Its maiden editorial was precise in the newspaper’s mission: “To stand firm in the face of sly machinations of power brokers; to offer nuggets from the arts, which are necessary if we are to live as sensitive human beings; to tell the stories of the little day-to-day heroisms that, minus the benefits of publicity mills, go sadly unnoticed and unmarked.”

Manila Standard hit the discriminating consciousness of the Filipino news readers on Feb. 11, 1987, fresh on the heels of what is now described as the Mendiola massacre – a confrontation between farmers rallying for and reform and in protest against President Corazon Aquino which ended in a shooting.

The violent incident killed 13 and injured 74 more.

Readers had a first glimpse of the tall-man size newspaper—loosely, if immodestly, translated as “great in vertical dimension and high in stature”— nine days after a newly ratified Constitution was promulgated.

More than defining the news it underscored the future of competition in the discerning, if tasteful, print industry.

It competed with other firmly installed publications while it wrestled for a share of the advertising pie and attention from the opinionated and well-informed public.

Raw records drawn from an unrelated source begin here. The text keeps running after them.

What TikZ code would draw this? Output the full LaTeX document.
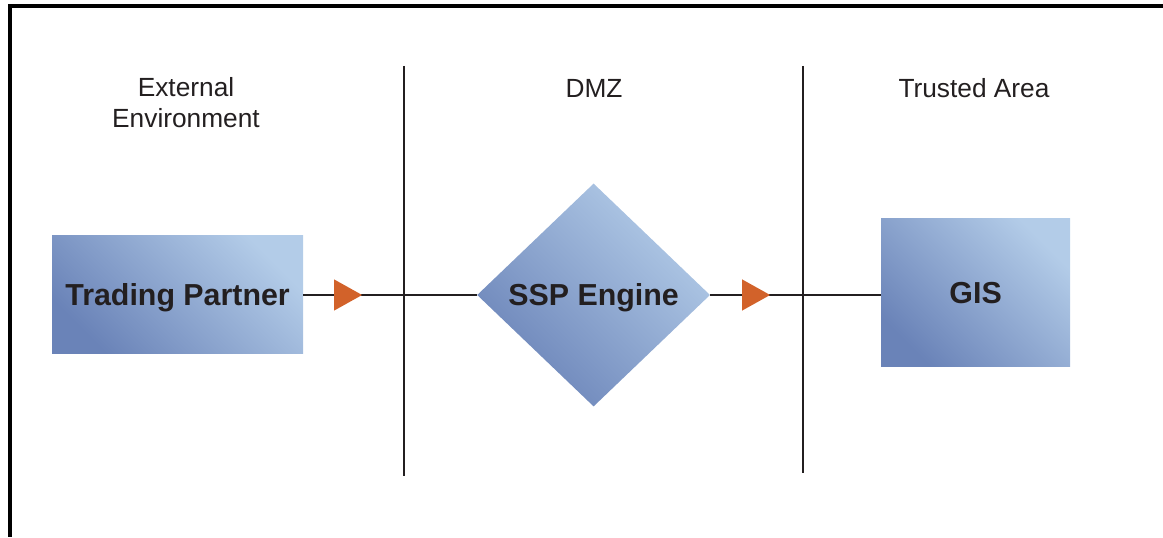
\documentclass[tikz,border=0pt]{standalone}
\usepackage{fontspec}
\setmainfont{Liberation Sans}
\usepackage{tikz}
\usetikzlibrary{arrows.meta,positioning,shapes.geometric}

\definecolor{zoneDark}{HTML}{6A83B8}
\definecolor{zoneLight}{HTML}{B3CCE8}
\definecolor{flowOrange}{HTML}{D2622A}
\definecolor{inkGray}{HTML}{231F20}

\begin{document}
\begin{tikzpicture}[
      zoneLabel/.style={font=\fontsize{18.7}{22}\selectfont, text=inkGray, align=center},
      sysBox/.style={
        rectangle, inner sep=0pt, font=\fontsize{21.6}{24}\selectfont\bfseries,
        text=inkGray, text depth=0pt, left color=zoneDark, right color=zoneLight, shading angle=135
      },
      sysDiamond/.style={
        diamond, inner sep=0pt, font=\fontsize{21.6}{24}\selectfont\bfseries,
        text=inkGray, text depth=0pt, left color=zoneDark, right color=zoneLight, shading angle=135,
        minimum width=5.825cm, minimum height=5.575cm
      },
      flowLine/.style={-, draw=inkGray, line width=1.4pt},
      flowMark/.style={
        isosceles triangle, isosceles triangle stretches, fill=flowOrange,
        inner sep=0pt, minimum width=0.78cm, minimum height=0.7cm, sloped
      },
      zoneLine/.style={draw=inkGray, line width=1.3pt}
    ]

      \useasboundingbox (0,0) rectangle (29.075,13.425);

      % ---------- Frame ----------
      \draw[line width=2.2pt, black] (29.075,13.275) -| (0.25,0);

      % ---------- Zones ----------
      \node[zoneLabel] (extLabel) at (4.65, 10.85)    {External\\Environment};
      \node[zoneLabel] (dmzLabel) at (14.85, 11.225)  {DMZ};
      \node[zoneLabel] (trustLabel) at (24.35, 11.225) {Trusted Area};

      \draw[zoneLine] (10.1, 11.775) -- (10.1, 1.525);
      \draw[zoneLine] (20.075, 11.775) -- (20.075, 1.6);

      % ---------- Systems ----------
      \node[sysBox, minimum width=6.275cm, minimum height=2.95cm] (tp) at (4.44, 6.05) {Trading Partner};
      \node[sysDiamond] (ssp) at (14.84, 6.05) {SSP Engine};
      \node[sysBox, minimum width=4.725cm, minimum height=3.7cm] (gis) at (24.39, 6.1) {GIS};

      % ---------- Flows ----------
      \draw[flowLine] (tp.east) -- node[flowMark, pos=0.23] (mark1) {} (ssp.west);
      \draw[flowLine] (ssp.east) -- node[flowMark, pos=0.24] (mark2) {} (ssp.east -| gis.west);

    \end{tikzpicture}
\end{document}
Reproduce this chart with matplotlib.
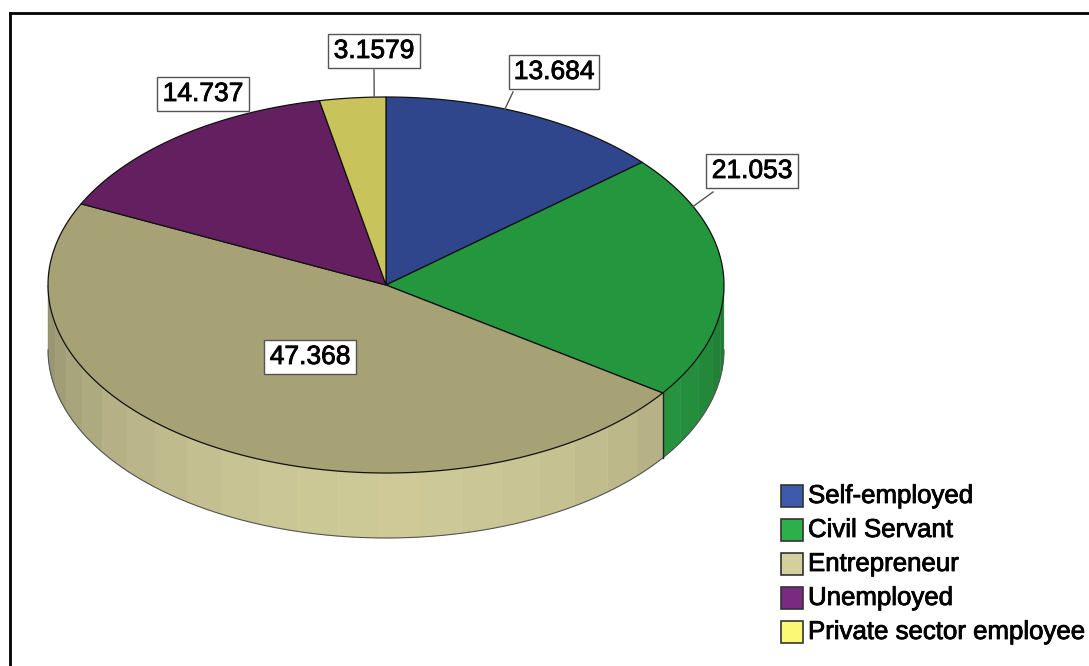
import numpy as np
import matplotlib.pyplot as plt
import matplotlib.patheffects as pe
from matplotlib.patches import Polygon, Rectangle
from matplotlib.colors import to_rgb

plt.rcParams['font.family'] = ['Liberation Sans', 'DejaVu Sans']

# Employment status shares (%)
categories = ["Self-employed", "Civil Servant", "Entrepreneur", "Unemployed",
              "Private sector employee"]
percents = [13.684, 21.053, 47.368, 14.737, 3.1579]
labels = ["13.684", "21.053", "47.368", "14.737", "3.1579"]

top_colors = ["#2F458C", "#24963E", "#A6A276", "#631F60", "#C8C35A"]
legend_colors = ["#3D5AAB", "#2DB04A", "#D4CF9C", "#7A2A80", "#FDF873"]

# pie geometry in pixel units
cx, cy = 386, 285
rx, ry = 338, 188
depth = 65

fig = plt.figure(figsize=(10.89, 6.66), dpi=100)
ax = fig.add_axes([0, 0, 1, 1])
ax.set_xlim(0, 1089)
ax.set_ylim(666, 0)
ax.axis("off")

heavy = [pe.withStroke(linewidth=0.6, foreground="black")]


def rim(t_deg):
    t = np.radians(t_deg)
    return cx + rx * np.cos(t), cy - ry * np.sin(t)


# wedge boundaries, clockwise from 12 o'clock
spans = np.array(percents) / sum(percents) * 360
starts = 90 - np.concatenate([[0], np.cumsum(spans)[:-1]])
ends = starts - spans

# side walls (only the front half is visible)
for s, e, col in zip(starts, ends, legend_colors):
    base = np.array(to_rgb(col))
    edges = np.arange(s, e, -7.0)
    edges = np.append(edges, e)
    for a0, a1 in zip(edges[:-1], edges[1:]):
        lo, hi = min(a0, a1), max(a0, a1)
        lo_n, hi_n = lo % 360, hi % 360
        if hi_n == 0:
            hi_n = 360
        if hi_n < lo_n:
            continue
        lo_c, hi_c = max(lo_n, 180), min(hi_n, 360)
        if hi_c <= lo_c:
            continue
        tt = np.linspace(lo_c, hi_c, 10)
        x, y = rim(tt)
        pts = np.column_stack([np.concatenate([x, x[::-1]]),
                               np.concatenate([y, (y + depth)[::-1]])])
        mid = np.radians((lo_c + hi_c) / 2)
        f = 0.68 + 0.29 * np.cos(mid - np.radians(270))
        c = np.clip(base * f, 0, 1)
        ax.add_patch(Polygon(pts, closed=True, facecolor=c, edgecolor=c,
                             linewidth=0.3, zorder=1))

# outline of the side bottom
tt = np.linspace(180, 360, 200)
x, y = rim(tt)
ax.plot(x, y + depth, color="#555555", linewidth=0.8, zorder=2)

# vertical seams where a wedge boundary falls on the front
for b in starts:
    bn = b % 360
    if 180 < bn < 360:
        x0, y0 = rim(bn)
        ax.plot([x0, x0], [y0, y0 + depth], color="#222222", linewidth=1.0,
                zorder=2)

# top face wedges
for s, e, col in zip(starts, ends, top_colors):
    tt = np.linspace(s, e, 120)
    x, y = rim(tt)
    pts = np.column_stack([np.concatenate([[cx], x]), np.concatenate([[cy], y])])
    ax.add_patch(Polygon(pts, closed=True, facecolor=col, edgecolor="#111111",
                         linewidth=0.9, zorder=3))

# value labels in boxes with leader lines
label_pos = [(554, 72), (752, 171), (310, 357), (203, 94), (374, 51)]
leader_angle = [69.4, 24.7, None, None, 92.0]
leader_from = [(513, 92), (713, 192), None, None, (374, 70)]
for txt, (lx, ly), la, lf in zip(labels, label_pos, leader_angle, leader_from):
    if la is not None:
        ex, ey = rim(la)
        ax.plot([lf[0], ex], [lf[1], ey], color="#555555", linewidth=1.0,
                zorder=4)
    t = ax.text(lx, ly, txt, fontsize=19, ha="center", va="center", zorder=5,
                bbox=dict(boxstyle="square,pad=0.2", facecolor="white",
                          edgecolor="#555555", linewidth=1.0))
    t.set_path_effects(heavy)

# legend
leg_x, leg_y0, leg_dy = 781, 496, 34
for i, (name, col) in enumerate(zip(categories, legend_colors)):
    yy = leg_y0 + i * leg_dy
    ax.add_patch(Rectangle((leg_x, yy - 11), 22, 22, facecolor=col,
                           edgecolor="#333333", linewidth=1.2, zorder=5))
    t = ax.text(leg_x + 27, yy, name, fontsize=18.6, ha="left", va="center",
                zorder=5)
    t.set_path_effects(heavy)

# frame lines on top and left
ax.plot([9.5, 1089], [12.5, 12.5], color="black", linewidth=2, zorder=6,
        solid_capstyle="projecting")
ax.plot([9.5, 9.5], [12.5, 666], color="black", linewidth=2, zorder=6)

fig.savefig("out.png", dpi=100)
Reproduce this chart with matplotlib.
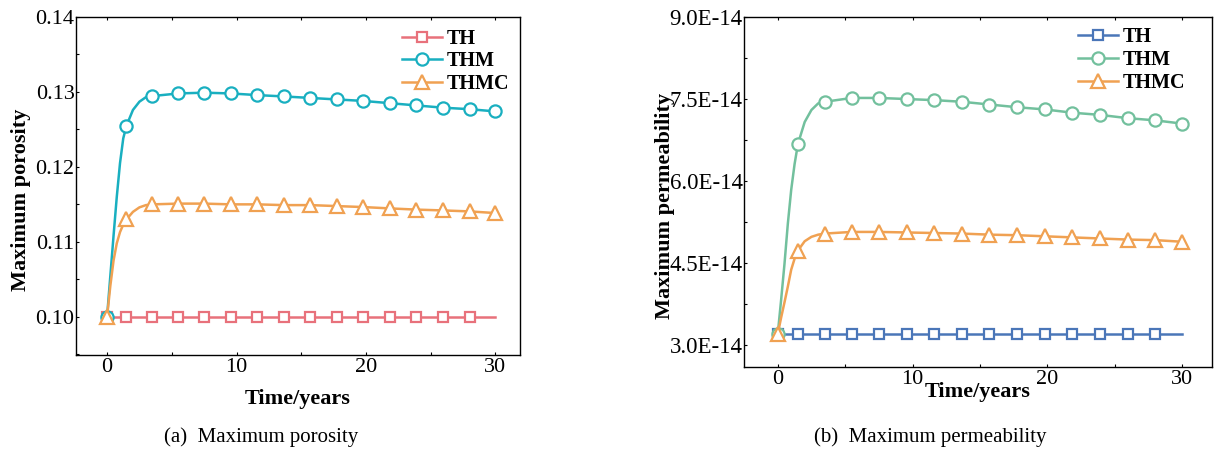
import matplotlib
matplotlib.use("Agg")
import matplotlib.pyplot as plt
from matplotlib.ticker import MultipleLocator, FormatStrFormatter, FuncFormatter

# ---- data ----
time = [0, 0.25, 0.5, 0.75, 1.0, 1.25, 1.5, 2.0, 2.5, 3.0, 3.5, 5.5, 7.5, 9.55,
        11.6, 13.65, 15.7, 17.75, 19.8, 21.85, 23.9, 25.95, 28.0, 30.0]
marker_times = [0, 1.5, 3.5, 5.5, 7.5, 9.55, 11.6, 13.65, 15.7, 17.75, 19.8,
                21.85, 23.9, 25.95, 28.0, 30.0]

por_th = [0.100, 0.100, 0.100, 0.100, 0.100, 0.100, 0.100, 0.100, 0.100, 0.100,
          0.100, 0.100, 0.100, 0.100, 0.100, 0.100, 0.100, 0.100, 0.100, 0.100,
          0.100, 0.100, 0.100, 0.100]
por_thm = [0.1000, 0.1054, 0.1108, 0.1160, 0.1205, 0.1238, 0.1255, 0.1276, 0.1287,
           0.1293, 0.12945, 0.1298, 0.1299, 0.1298, 0.12958, 0.1294, 0.1292, 0.1290,
           0.1288, 0.1285, 0.1282, 0.1279, 0.1277, 0.1274]
por_thmc = [0.1000, 0.1041, 0.1075, 0.1098, 0.1113, 0.1123, 0.1130, 0.1140, 0.1146,
            0.1149, 0.1150, 0.1151, 0.1151, 0.1150, 0.1150, 0.1149, 0.1149, 0.11477,
            0.11464, 0.11446, 0.1143, 0.11419, 0.11406, 0.11384]

# permeability in units of 1E-14
perm_th = [3.20, 3.20, 3.20, 3.20, 3.20, 3.20, 3.20, 3.20, 3.20, 3.20, 3.20, 3.20,
           3.20, 3.20, 3.20, 3.20, 3.20, 3.20, 3.20, 3.20, 3.20, 3.20, 3.20, 3.20]
perm_thm = [3.20, 3.82, 4.48, 5.22, 5.84, 6.31, 6.68, 7.08, 7.30, 7.42, 7.45, 7.52,
            7.52, 7.50, 7.48, 7.45, 7.40, 7.35, 7.31, 7.25, 7.21, 7.15, 7.11, 7.05]
perm_thmc = [3.20, 3.50, 3.78, 4.07, 4.38, 4.58, 4.73, 4.90, 4.98, 5.02, 5.04, 5.07,
             5.07, 5.06, 5.05, 5.04, 5.02, 5.01, 4.99, 4.97, 4.95, 4.93, 4.92, 4.89]

series_names = ["TH", "THM", "THMC"]
x_ticks = [0, 10, 20, 30]
por_ticks = [0.10, 0.11, 0.12, 0.13, 0.14]
perm_ticks = [3.0, 4.5, 6.0, 7.5, 9.0]

# ---- style ----
plt.rcParams["font.family"] = ["Liberation Serif", "DejaVu Serif"]

W, H = 1217, 451
fig = plt.figure(figsize=(W / 100, H / 100), dpi=100)

ax1 = fig.add_axes([76 / W, 1 - 355 / H, 444 / W, 338 / H])
ax2 = fig.add_axes([744 / W, 1 - 367 / H, 468 / W, 350 / H])

marker_idx_all = [time.index(t) for t in marker_times]
marker_idx_th = marker_idx_all[:-1]

def draw(ax, ys, colors, anchor, ylab_size):
    markers = ["s", "o", "^"]
    msizes = [7.5, 8.8, 10.5]
    handles = []
    for i, (y, c, m, ms, name) in enumerate(zip(ys, colors, markers, msizes, series_names)):
        idx = marker_idx_th if i == 0 else marker_idx_all
        h, = ax.plot(time, y, color=c, lw=1.8, marker=m, ms=ms, mfc="white",
                     mec=c, mew=1.6, markevery=idx, label=name, zorder=3 + i)
        handles.append(h)
    ax.legend(handles=handles, loc="upper right", frameon=False,
              prop={"weight": "bold", "size": 14.5}, handlelength=2.0,
              handletextpad=0.25, labelspacing=0.13, borderpad=0.0,
              borderaxespad=0.0, bbox_to_anchor=anchor)
    ax.set_xticks(x_ticks)
    ax.xaxis.set_minor_locator(MultipleLocator(5))
    ax.tick_params(which="both", direction="in", length=2, width=0.8,
                   top=True, right=False, labelsize=16, pad=2)
    ax.tick_params(axis="y", pad=1, labelsize=ylab_size)
    for s in ax.spines.values():
        s.set_linewidth(1.0)

left_colors = ["#E8717B", "#19AFC0", "#F0A152"]
right_colors = ["#4A76B8", "#72C09D", "#F0A152"]

draw(ax1, [por_th, por_thm, por_thmc], left_colors, (0.977, 0.965), 16)
ax1.set_xlim(-2.4, 31.9)
ax1.set_ylim(0.0949, 0.14)
ax1.set_yticks(por_ticks)
ax1.yaxis.set_major_formatter(FormatStrFormatter("%.2f"))
ax1.yaxis.set_minor_locator(MultipleLocator(0.005))
ax1.set_xlabel("Time/years", fontsize=16, fontweight="bold", labelpad=9)
ax1.set_ylabel("Maximum porosity", fontsize=16, fontweight="bold", labelpad=3)
ax1.yaxis.label.set_y(0.46)

draw(ax2, [perm_th, perm_thm, perm_thmc], right_colors, (0.944, 0.97), 16.5)
ax2.set_xlim(-2.5, 32.2)
ax2.set_ylim(2.6, 9.0)
ax2.set_yticks(perm_ticks)
ax2.yaxis.set_major_formatter(FuncFormatter(lambda v, p: f"{v:.1f}E-14"))
ax2.yaxis.set_minor_locator(MultipleLocator(0.75))
ax2.set_xlabel("Time/years", fontsize=16, fontweight="bold", labelpad=-5)
ax2.set_ylabel("Maximum permeability", fontsize=16, fontweight="bold", labelpad=-4)
ax2.yaxis.label.set_y(0.46)

fig.text(261 / W, 1 - 437 / H, "(a)  Maximum porosity", ha="center",
         va="center", fontsize=15)
fig.text(930 / W, 1 - 437 / H, "(b)  Maximum permeability", ha="center",
         va="center", fontsize=15)

fig.savefig("out.png", dpi=100)
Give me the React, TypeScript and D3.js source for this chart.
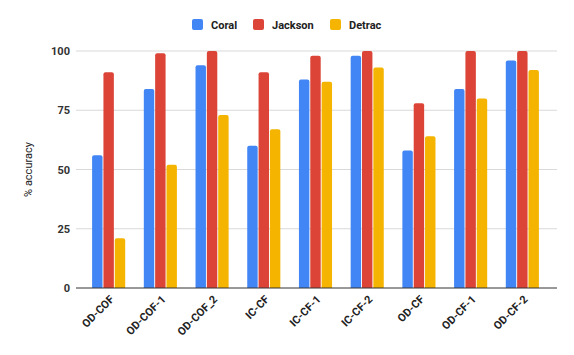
import React from 'react'
import * as d3 from 'd3'

const categories = ['OD-COF', 'OD-COF-1', 'OD-COF_2', 'IC-CF', 'IC-CF-1', 'IC-CF-2', 'OD-CF', 'OD-CF-1', 'OD-CF-2']
const seriesNames = ['Coral', 'Jackson', 'Detrac']
const coral = [56, 84, 94, 60, 88, 98, 58, 84, 96]
const jackson = [91, 99, 100, 91, 98, 100, 78, 100, 100]
const detrac = [21, 52, 73, 67, 87, 93, 64, 80, 92]
const yTicks = [0, 25, 50, 75, 100]
const colors = ['#4285F4', '#DB4437', '#F4B400']

const W = 574
const H = 355
const left = 76
const right = 557
const top = 51
const bottom = 288

export default function App() {
    const series = [coral, jackson, detrac]
    const x = d3.scaleBand().domain(categories).range([left - 2, right]).paddingInner(0.36).paddingOuter(0.35)
    const xs = d3.scaleBand().domain(seriesNames).range([0, x.bandwidth()]).paddingInner(0.08)
    const y = d3.scaleLinear().domain([0, 100]).range([bottom, top])
    const font = 'Roboto, Arial, sans-serif'

    // legend positions
    const legendX = [192, 253, 330]

    return (
        <svg width={W} height={H} style={{position: 'absolute', left: 0, top: 0, background: '#fff'}} fontFamily={font}>
            {yTicks.map(t => (
                <g key={t}>
                    {t > 0 && <line x1={left} x2={right} y1={y(t)} y2={y(t)} stroke='#d9d9d9' strokeWidth={1} />}
                    <text x={70} y={y(t) + 4} textAnchor='end' fontSize={11} fontWeight='bold' fill='#333'>{t}</text>
                </g>
            ))}
            {categories.map((c, i) => (
                <g key={c} transform={'translate(' + x(c) + ',0)'}>
                    {series.map((s, j) => {
                        const bx = xs(seriesNames[j]) as number
                        const by = y(s[i])
                        const bw = xs.bandwidth()
                        const bh = bottom - by
                        const r = 2
                        const d = 'M' + bx + ',' + bottom +
                            'V' + (by + r) +
                            'Q' + bx + ',' + by + ' ' + (bx + r) + ',' + by +
                            'H' + (bx + bw - r) +
                            'Q' + (bx + bw) + ',' + by + ' ' + (bx + bw) + ',' + (by + r) +
                            'V' + bottom + 'Z'
                        return bh > 0 ? <path key={j} d={d} fill={colors[j]} /> : null
                    })}
                </g>
            ))}
            <line x1={left} x2={right} y1={bottom} y2={bottom} stroke='#333' strokeWidth={1} />
            {categories.map(c => {
                const cx = (x(c) as number) + x.bandwidth() / 2 + 6
                const cy = bottom + 12
                return (
                    <text key={c} transform={'translate(' + cx + ',' + cy + ') rotate(-45)'} textAnchor='end'
                        fontSize={11} fontWeight='bold' fill='#222'>{c}</text>
                )
            })}
            <text transform={'translate(32,' + (top + bottom) / 2 + ') rotate(-90)'} textAnchor='middle'
                fontSize={11} fill='#222'>% accuracy</text>
            {seriesNames.map((n, i) => (
                <g key={n}>
                    <rect x={legendX[i]} y={19} width={11} height={11} rx={2} fill={colors[i]} />
                    <text x={legendX[i] + 19} y={29} fontSize={11} fontWeight='bold' fill='#222'>{n}</text>
                </g>
            ))}
        </svg>
    )
}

As the Manila Standard and other newspapers raced frenetically for honest, balanced and accurate reportage, they individually raised the challenge whether they could continue to be relevant in the years ahead.

The Manila Standard, for its part, has struggled­—and has survived more than three backbreaking decades, despite numerous challenges, including the onslaught of technology, and some changes in ownership and names—like Manila Standard Today and The Standard.

Through the years, and thanks in large part to the people who literally manned the fort 24/7, the Manila Standard earned credit for its Xcellence, Xperience, and Xcitement—attributes that have defined and continue to define the newspaper.

As it continues to roll off the press today, February 11, 2023, and navigate online, the Manila Standard continues to be emboldened by its commitment to provide information far and wide.

It continues to endorse the axiom that the newspaper will continue to be the “honest mirror of society.”

The Manila Standard gets its muscle from the men and women who contribute their time and best lights to give the necessary information for its readers in this era of SMS and the Internet – the editors and copy tasters, the reporters and the correspondents, the layout artists, the page designers, the editorial assistants and the other staff.

As the newshounds and the staff rise to the requirements of its uncharted fourth decade, they get reassurance from the efforts of their elders who blazed a trail in column inches for them in the newsroom in an earlier punishing clime.

With them were the circulation, the advertising and the human resources departments, the same departments that will stand alongside the news department in the years hence to help the news department pursue the newspaper’s mission “to be a vital link in the struggle for change…evolve into a truly unfettered, intelligent—and therefore responsible—press, cognizant of and vigilant against the pitfalls that litter the road toward freedom and justice.”

With its coverage of the various domestic runs and overseas, Manila Standard slowly but steadily gained credibility as a distinct gatekeeper of news and information—both in its hard and soft sections.

As the Manila Standard stands on the headland of a promising future, its news executives, the unsung heroes and other staff take great pride in looking back at some of the major events at home and abroad during the past three decades, confident they will have the same energy and commitment to gear up to similar browbeating assignments.

But as they look back to developments at home and overseas, they have their resolve to move forward, in keeping with their mission and vision to seek the truth and report it, which includes fact-checking, not intentionally distorting information, identifying sources, avoiding stereotypes, and supporting the open exchange of opinions.

(HBC, a twice returnee to the MS, was a former senior correspondent of Reuters, covering Asia and the Philippines, when he was not teaching in the undergraduate and graduate courses. He is at present the paper’s Opinion Editor.)